A self-taught artist, Lin never tired of inventing new technologies to make his work faster and easier. It was almost as if he knew he was short of time. He would work on the most madcap ideas for technological time-saving devices, including mark and dotting machines, stamps and weird stencils made from car parts, off-cuts and recycled objects around the home and studio. He had no fear of technology and used anything he could to take indigenous art into the new century, including fibre glass, plastics, silicon, CD-ROM, film and animation. His paintings, despite all this, always appeared to have been painted with time-consuming precision and painstaking care. They were always a delight to the eye. As Eather so aptly put it: "Lin knew no distinction between the political and the beautiful."

He shared his spirit and energy freely, always a willing listener, a reliable sounding board. When beset by detractors, rejected by bureaucrats or under fire from urban political thought police, it was to Lin that I, and many others, would turn for advice and support. His voice was always one of reason and perspective. "Don't worry, mate," he'd say. "It's all part of the rich tapestry of life." Several years ago, at the end of one of those long boozy evenings that could lead one on a kaleidoscopic joy-ride through ideas, feelings, projects and, of course, to the occasional blind alley, Lin, his wife, Jo, and I sat bantering about the future. "I can't wait to go back to Garmedi," he said as Jo made certain he understood that he would not be returning to Arnhem Land until she had seen the home of her ancestors in Germany. "Germany," I repeated indignantly. "Germany is the last place on God's earth I would ever visit." Before long, however, he had convinced me that I should go to the scene of the genocide of my own people, if only for my spiritual wellbeing. Several months later I went, to my everlasting benefit.

It didn't matter what Lin thought of other people, he never criticised them in public and always supported their art, regardless of any personal ill-feelings. He had enemies but the closest he came to revenge was his installation in the exhibition Political Bedrooms at Fireworks Gallery in Brisbane a year or two ago. Lin's single bed featured a body face down with pink and blue knives deeply embedded in its back. Each knife bore the initials of those that had betrayed him over the years.
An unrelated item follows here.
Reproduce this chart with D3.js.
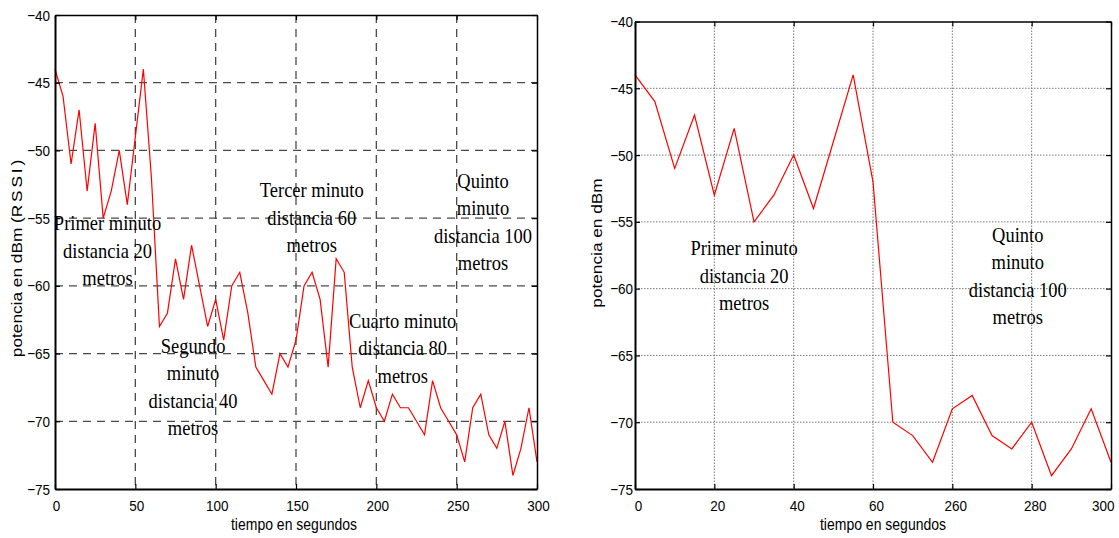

While disloyalty ate at him, his loyalty to friends in distress was unwavering. The artist, dealer and entrepreneur Neil McLeod, who was vilified mercilessly by those who accused him of forging bark paintings, found in Lin a loyal and forthright ally through his darkest days. According to McLeod: "Lin put up his hand and declared where he stood. Right beside me. Regardless of any fear that some of the mud might stick to him." He proved to be right when McLeod was completely exonerated in court.

The day after the funeral, a hundred friends and family gathered on the hill dominating the cemetery in the tiny settlement of Cummeragunja on the NSW-Victorian boarder. It is a truly beautiful place with the grassy plains dotted with purple flowers. It felt as if we were standing in one of Lin's paintings, looking out on the Barmah Forest and the Murray as the Pachelbel Canon played. There were many testimonials before his wife Jo and son Tiriki spread his ashes across the hillside. Lin had won the National Heritage Art Award in 1994 for his painting of the Barmah Forest at Cummeragunja, which could be seen from where we stood. The highly-charged landscape painted with gums flooded by the overflow of the Murray has three jigsaw puzzle pieces laying in the forest ready to be placed in position. It is as if the artist had almost completed what he set out to achieve. Only the last few pieces needed to be set in place.

Although he died at 47 years of age, Lin Onus has left a legacy greater than most can ever hope to achieve. His capacity to understand so many complex things will live on across the generations, frozen for all to see through the enormous legacy of his art. It has been said that Lin Onus would have gone on to become one of the truly great Australian artists. If Lin were here, I, and so many of his friends and admirers, would say to him: "Don't worry, mate, you are."

"Bo Bo." *

* Bo Bo is the traditional way of saying farewell in central Arnhem Land and the way in which Lin always finished any conversation.